# Did I Screw Up With Cure #1?



## Braz (Oct 14, 2017)

Making pastrami from an eye of round. I made up a wet cure/brine which I brought to a boil then cooled. I put 1.5 TBSP of Cure #1 in the mix before I heated it and only just now learned that heat will break down the nitrite. It has been curing in the refrigerator for five days now. I was shooting for a 12 day cure.

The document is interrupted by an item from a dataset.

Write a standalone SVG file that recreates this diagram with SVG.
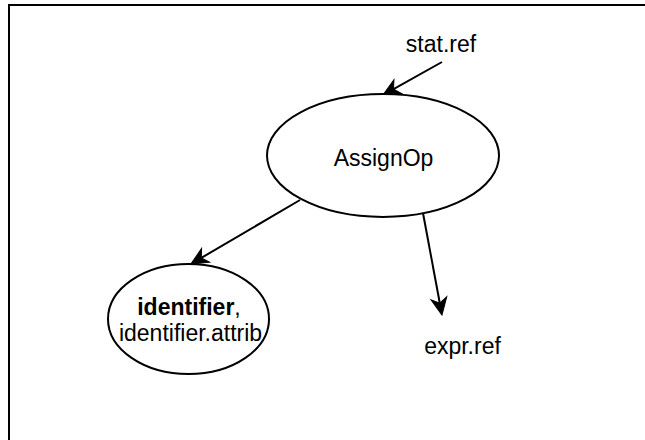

Will this turn out OK? Should I add more Cure #1 now or just let it go?

Thanks.


----------



## daveomak (Oct 14, 2017)

Theoretically, about 80-90% of the nitrite is broken down when stuff is heated in a commercial smoker when sausage etc. is smoked and cooked..  anyway from all the "post smoking" testing that has been done...  Soooooo, if you can weigh the meat and brining liquid you could safely add 80 % of recommended...  1.13 grams per pound of stuff, you will be fine..  If you added the recommended amount of cure #1 at the start of the process, 1.13 grams of cure #1 per pound, 1 tsp. per 5#'s of stuff, even if all the nitrite has been broken down, your strami will be ~ 124 Ppm nitrite which is fine....
I would add the cure #1 to the batch..  at 80% rate...
What was your original recipe ????


----------



## Braz (Oct 14, 2017)

Thanks Dave. The recipe is:
1G water
1/3 c pickling salt
2 bay leaves
1/8 c gran. garlic
3 tbsp thyme
1 tsp ground cloves
4 tbsp pepper
1.5 tbsp cure #1

The eye of round was about 5 pounds.


----------



## daveomak (Oct 14, 2017)

With the 1 G water and other stuff, and 5#'s meat, you have about 15#'s of stuff...  I would add 1 level TBS. of PP#1 to the mix and mix thoroughly and inject some of the new brine mix into the meat..  It is recommended to inject meat over 2" thick...  inject as much as it will hold..  then start the 12 day cure over...  I would also shoot for 21 days in the cure in the refer.. if possible..


----------



## Braz (Oct 14, 2017)

Thanks for your help Dave. I did as you recommend and started the clock over. I didn't inject it as I had split the eye in half lengthwise so each half is about 2" thick. That, and I don't have an injector - yet.


----------



## daveomak (Oct 14, 2017)

Splitting the roast in half is a good idea...   Cuts down on curing time and cooking time...   also, makes for sandwich size slices when done....  
I haven't made strami in quite awhile...  I should do that...  Homemade is really good...


----------